The line passes the junction of the branch line to Altengrabow and then runs for its entire length to the southeast. After crossing federal highway 1, it runs largely parallel with federal highway 184, which it passes under at Gommern. It has already crossed a level crossing over federal highway 246 in Königsborn. At the former “tower station” (Turmbahnhof, that is two-level interchange station) of Güterglück, it crosses a disused section of the Berlin-Blankenheim railway (Kanonenbahn).
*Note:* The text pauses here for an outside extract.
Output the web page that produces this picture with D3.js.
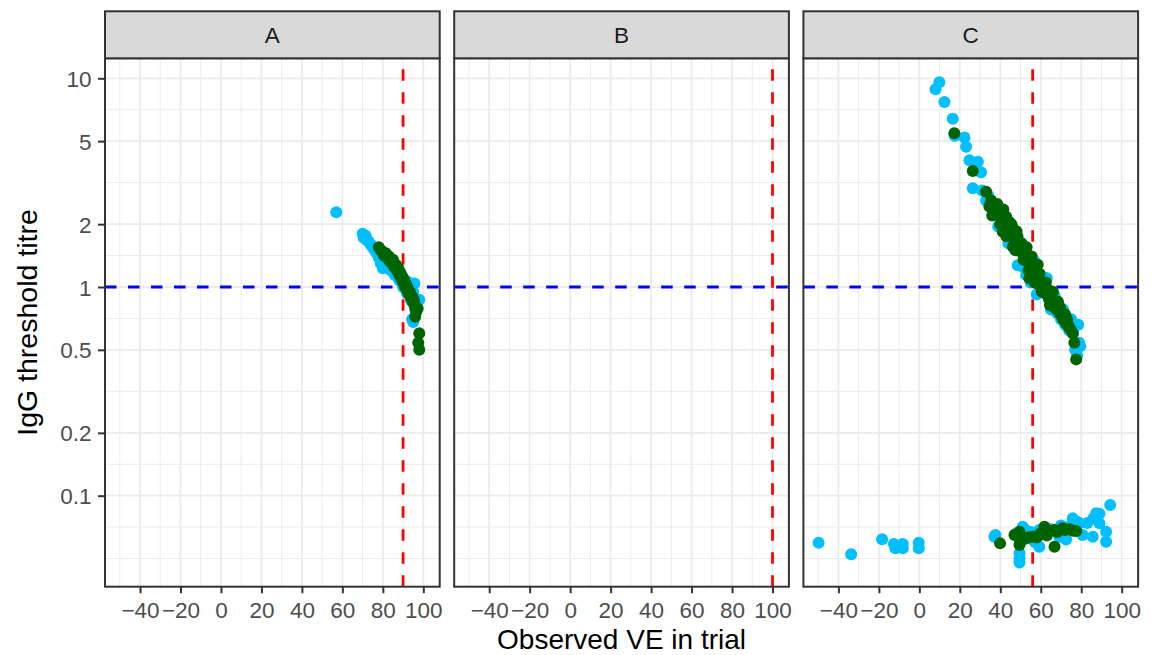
<!DOCTYPE html>
<html>
<head>
<meta charset="utf-8">
<script src="https://cdn.jsdelivr.net/npm/d3@7"></script>
<style>
  body { margin: 0; background: #fff; }
  svg { font-family: "Liberation Sans", Arial, Helvetica, sans-serif; }
</style>
</head>
<body>
<div id="chart"></div>
<script>
// facet labels and reference lines
var panelNames = ["A", "B", "C"];
var vLineVE = [90, 100, 56];
var hLineTitre = 1;

var xTicks = [-40, -20, 0, 20, 40, 60, 80, 100];
var xMinor = [-50, -30, -10, 10, 30, 50, 70, 90];
var yTicks = [0.1, 0.2, 0.5, 1, 2, 5, 10];

// [observed VE, threshold titre]
var aBlue = [[57,2.28],[70,1.8],[70.5,1.72],[71.5,1.76],[72,1.68],[73,1.65],[74,1.6],[75,1.55],[76,1.5],[77,1.45],
  [78,1.38],[79,1.3],[80,1.23],[81,1.4],[82,1.36],[83,1.32],[84,1.2],[85,1.27],[86,1.14],[87,1.22],[88,1.08],
  [89,1.15],[90,1.0],[91,1.08],[92,0.93],[93,1.05],[94,0.86],[95,0.95],[95.6,1.04],[96,0.78],[97,0.85],[98,0.87],
  [94.5,0.7],[95,0.68]];
var aGreen = [[78,1.55],[79,1.5],[80,1.47],[80.5,1.42],[81.5,1.45],[82,1.38],[83,1.4],[83.5,1.33],[84.5,1.3],[85,1.35],
  [85.5,1.25],[86.5,1.28],[87,1.2],[87.5,1.24],[88,1.15],[88.5,1.18],[89,1.1],[89.5,1.13],[90,1.05],[90.5,1.08],
  [91,1.0],[91.5,1.03],[92,0.96],[92.5,0.98],[93,0.92],[93.5,0.94],[94,0.88],[94.5,0.9],[95,0.84],[95.5,0.86],
  [96,0.8],[96.5,0.76],[96,0.72],[97.2,0.79],[98,0.6],[97.5,0.54],[98,0.5]];
var bBlue = [];
var bGreen = [];
var cBlue = [[8,8.86],[9.9,9.57],[12.4,7.7],[16.5,6.4],[17.5,5.3],[22.3,5.2],[23.1,4.7],[24.8,4.05],[28.9,3.98],
  [30.5,3.55],[26.4,2.97],[31,2.9],[33,2.6],[34,2.75],[35,2.45],[37,2.3],[38,2.4],[39,1.95],[40,2.1],[41,2.25],
  [42,1.95],[43,1.85],[44,2.0],[44,1.62],[45,1.7],[46,1.6],[47,1.75],[48.6,1.27],[50,1.5],[51,1.25],[52,1.4],
  [52.8,1.14],[54,1.3],[55,1.05],[56,1.2],[57,1.32],[58,1.1],[58,0.92],[60,1.0],[61,1.12],[62,0.94],[63,1.1],
  [64,0.88],[65,0.78],[66,0.82],[67,0.9],[68,0.75],[70,0.7],[71,0.78],[72,0.66],[74,0.62],[74,0.7],[75,0.7],
  [76,0.6],[78.5,0.66],[79,0.54],[79.5,0.52],[78,0.47],[77,0.5],
  [-49.8,0.0595],[-33.7,0.0524],[-18.4,0.0618],[-12.6,0.0587],[-11.8,0.056],[-8.2,0.0587],[-8.2,0.056],
  [-0.3,0.0595],[-0.3,0.056],[37.1,0.0636],[37.6,0.0648],[48,0.066],[49.5,0.053],[49.5,0.0478],[49.5,0.05],
  [51.1,0.071],[53,0.068],[55,0.067],[57,0.06],[59.3,0.0685],[59.3,0.057],[62,0.07],[65,0.069],[69.2,0.0636],
  [70,0.072],[72.5,0.0617],[74,0.071],[75.8,0.078],[78,0.075],[79.1,0.0738],[80.7,0.0648],[83,0.074],
  [85.7,0.0636],[86,0.078],[87.4,0.0824],[89,0.0738],[89,0.082],[92.3,0.0672],[92.3,0.0602],[94.3,0.0902]];
var cGreen = [[17.3,5.45],[26.4,3.6],[33,2.86],[34.6,2.43],[35.5,2.6],[36,2.2],[37,2.5],[38,2.35],[38.5,2.5],
  [39.6,2.34],[40,2.0],[40.5,2.2],[41.2,1.84],[41.5,2.35],[42,2.05],[42.9,2.17],[43,1.75],[43.5,1.95],[44,1.9],
  [44.5,2.05],[45,1.8],[45.5,2.0],[46.2,1.91],[46.2,1.56],[47,1.7],[47.5,1.5],[48,1.65],[48,1.85],[48.5,1.75],
  [49.5,1.55],[50,1.5],[50.5,1.62],[51,1.45],[51.5,1.35],[52,1.5],[52.8,1.4],[53,1.55],[53.5,1.32],[54,1.2],
  [54.4,1.1],[55,1.28],[55.5,1.4],[56,1.25],[56.5,1.18],[57,1.05],[57.5,1.2],[58,1.08],[58.5,1.28],[59.3,1.16],
  [59.5,1.02],[60,1.06],[60.5,0.95],[61,0.97],[61.5,1.0],[62,0.94],[62.5,1.05],[63,0.92],[63.5,0.97],[64,0.88],
  [64.5,0.82],[65,0.9],[65.9,0.87],[66,0.95],[66.5,0.8],[67,0.84],[68,0.78],[68.5,0.85],[69.2,0.75],[69.5,0.8],
  [70,0.76],[70.5,0.72],[71,0.7],[72,0.74],[72.5,0.67],[73,0.7],[73.5,0.66],[74,0.64],[75,0.62],[75.8,0.6],
  [76.6,0.54],[77.5,0.45],
  [39.9,0.0591],[47,0.0648],[49.5,0.0672],[49.5,0.058],[49.5,0.062],[52,0.062],[54,0.063],[56,0.0636],[58,0.063],
  [59.3,0.0648],[60,0.066],[61.8,0.071],[63,0.0645],[64,0.068],[66.8,0.057],[66.8,0.0685],[68,0.067],
  [70.9,0.0698],[72,0.0685],[74.2,0.069],[76,0.068],[77.5,0.0677]];

var blueSeries = [aBlue, bBlue, cBlue];
var greenSeries = [aGreen, bGreen, cGreen];

var svgWidth = 1155;
var svgHeight = 655;

var panelLeft = 105;
var panelTop = 58.3;
var panelW = 334.7;
var panelH = 528.4;
var panelGap = 14.5;
var stripH = 47;

var svg = d3.select("#chart")
  .append("svg")
  .attr("width", svgWidth)
  .attr("height", svgHeight);

var x = d3.scaleLinear()
  .domain([-57.3, 108.1])
  .range([0, panelW]);

var y = d3.scaleLog()
  .domain([0.03664, 12.47])
  .range([panelH, 0]);

// minor breaks sit half way between the majors in log space
var yMinor = [yTicks[0] * yTicks[0] / yTicks[1], Math.sqrt(yTicks[0] * yTicks[0] * yTicks[0] / yTicks[1])];
for (var i = 0; i < yTicks.length - 1; i++) {
  yMinor.push(Math.sqrt(yTicks[i] * yTicks[i + 1]));
}

panelNames.forEach(function(name, p) {
  var left = panelLeft + p * (panelW + panelGap);
  var g = svg.append("g")
    .attr("transform", `translate(${left}, ${panelTop})`);

  g.append("clipPath").attr("id", "clip" + p)
    .append("rect").attr("width", panelW).attr("height", panelH);

  var grid = g.append("g");
  grid.selectAll(".xminor").data(xMinor).enter().append("line")
    .attr("x1", d => x(d)).attr("x2", d => x(d))
    .attr("y1", 0).attr("y2", panelH)
    .attr("stroke", "#ebebeb").attr("stroke-width", 1);
  grid.selectAll(".yminor").data(yMinor.filter(d => y(d) > 0 && y(d) < panelH)).enter().append("line")
    .attr("x1", 0).attr("x2", panelW)
    .attr("y1", d => y(d)).attr("y2", d => y(d))
    .attr("stroke", "#ebebeb").attr("stroke-width", 1);
  grid.selectAll(".xmajor").data(xTicks).enter().append("line")
    .attr("x1", d => x(d)).attr("x2", d => x(d))
    .attr("y1", 0).attr("y2", panelH)
    .attr("stroke", "#ebebeb").attr("stroke-width", 1.8);
  grid.selectAll(".ymajor").data(yTicks).enter().append("line")
    .attr("x1", 0).attr("x2", panelW)
    .attr("y1", d => y(d)).attr("y2", d => y(d))
    .attr("stroke", "#ebebeb").attr("stroke-width", 1.8);

  var layer = g.append("g").attr("clip-path", `url(#clip${p})`);

  layer.append("line")
    .attr("x1", x(vLineVE[p])).attr("x2", x(vLineVE[p]))
    .attr("y1", panelH).attr("y2", 0)
    .attr("stroke", "#ff0000").attr("stroke-width", 2.8)
    .attr("stroke-dasharray", "11.5,11.5");

  layer.append("line")
    .attr("x1", 0).attr("x2", panelW)
    .attr("y1", y(hLineTitre)).attr("y2", y(hLineTitre))
    .attr("stroke", "#0000ff").attr("stroke-width", 2.8)
    .attr("stroke-dasharray", "11.5,11.5");

  layer.selectAll(".blue").data(blueSeries[p]).enter().append("circle")
    .attr("cx", d => x(d[0]))
    .attr("cy", d => y(d[1]))
    .attr("r", 6)
    .attr("fill", "#00bfff");

  layer.selectAll(".green").data(greenSeries[p]).enter().append("circle")
    .attr("cx", d => x(d[0]))
    .attr("cy", d => y(d[1]))
    .attr("r", 6)
    .attr("fill", "#006400");

  g.append("rect")
    .attr("width", panelW).attr("height", panelH)
    .attr("fill", "none").attr("stroke", "#333333").attr("stroke-width", 2);

  // strip
  g.append("rect")
    .attr("y", -stripH).attr("width", panelW).attr("height", stripH)
    .attr("fill", "#d9d9d9").attr("stroke", "#333333").attr("stroke-width", 2);
  g.append("text")
    .attr("x", panelW / 2).attr("y", -15.5)
    .attr("text-anchor", "middle")
    .attr("font-size", "22.5px")
    .attr("fill", "#1a1a1a")
    .text(name);

  // x axis
  var xAxis = g.append("g")
    .attr("transform", `translate(0, ${panelH})`)
    .call(d3.axisBottom(x).tickValues(xTicks).tickSize(6.5).tickSizeOuter(0));
  xAxis.select(".domain").remove();
  xAxis.selectAll("line").attr("stroke", "#333333").attr("stroke-width", 2);
  xAxis.selectAll("text")
    .attr("y", 31.5).attr("dy", 0)
    .attr("font-size", "22.5px")
    .attr("fill", "#4d4d4d")
    .style("font-family", "'Liberation Sans', Arial, sans-serif");

  if (p === 0) {
    var yAxis = g.append("g")
      .call(d3.axisLeft(y).tickValues(yTicks).tickFormat(d => String(d)).tickSize(7).tickSizeOuter(0).tickPadding(6.5));
    yAxis.select(".domain").remove();
    yAxis.selectAll("line").attr("stroke", "#333333").attr("stroke-width", 2);
    yAxis.selectAll("text")
      .attr("dy", "0.36em")
      .attr("font-size", "22.5px")
      .attr("fill", "#4d4d4d")
      .style("font-family", "'Liberation Sans', Arial, sans-serif");
  }
});

var plotLeft = panelLeft;
var plotRight = panelLeft + 3 * panelW + 2 * panelGap;

svg.append("text")
  .attr("x", (plotLeft + plotRight) / 2)
  .attr("y", 648.5)
  .attr("text-anchor", "middle")
  .attr("font-size", "28px")
  .attr("fill", "#000")
  .text("Observed VE in trial");

svg.append("text")
  .attr("transform", `translate(37, ${panelTop + panelH / 2}) rotate(-90)`)
  .attr("text-anchor", "middle")
  .attr("font-size", "28.5px")
  .attr("fill", "#000")
  .text("IgG threshold titre");
</script>
</body>
</html>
After about three kilometres, the line ends at the former Trebnitz block post, north of the village of the same name and continues with a change of line number as the Trebnitz–Leipzig railway.

==Operations ==

From 1993 to 1995, the section from Biederitz to the connecting curve to the Berlin-Blankenheim railway at Güterglück was part of a long-distance route served by Intercity-Express and Intercity trains from western Germany to Berlin during the upgrading of the Berlin–Magdeburg Railway, when the Güterglück–Belzig–Berlin-Wannsee was used as a detour at speeds up to 160 km/h. From 1994 there was also a pair of InterRegio trains with almost annual changes in route between Saxony and eastern Thuringia and north-west Germany. This long-distance train stopped between Magdeburg and Dessau only in Zerbst.

Currently passenger services on this line are operated by DB Regio. It is served every two hours by Regional-Express service RE 13 (Magdeburg–Dessau–Leipzig) and by Regionalbahn service RB 42 (Magdeburg–Dessau). In the peak hour there are additional services operating as RE 15 (Magdeburg–Lutherstadt Wittenberg).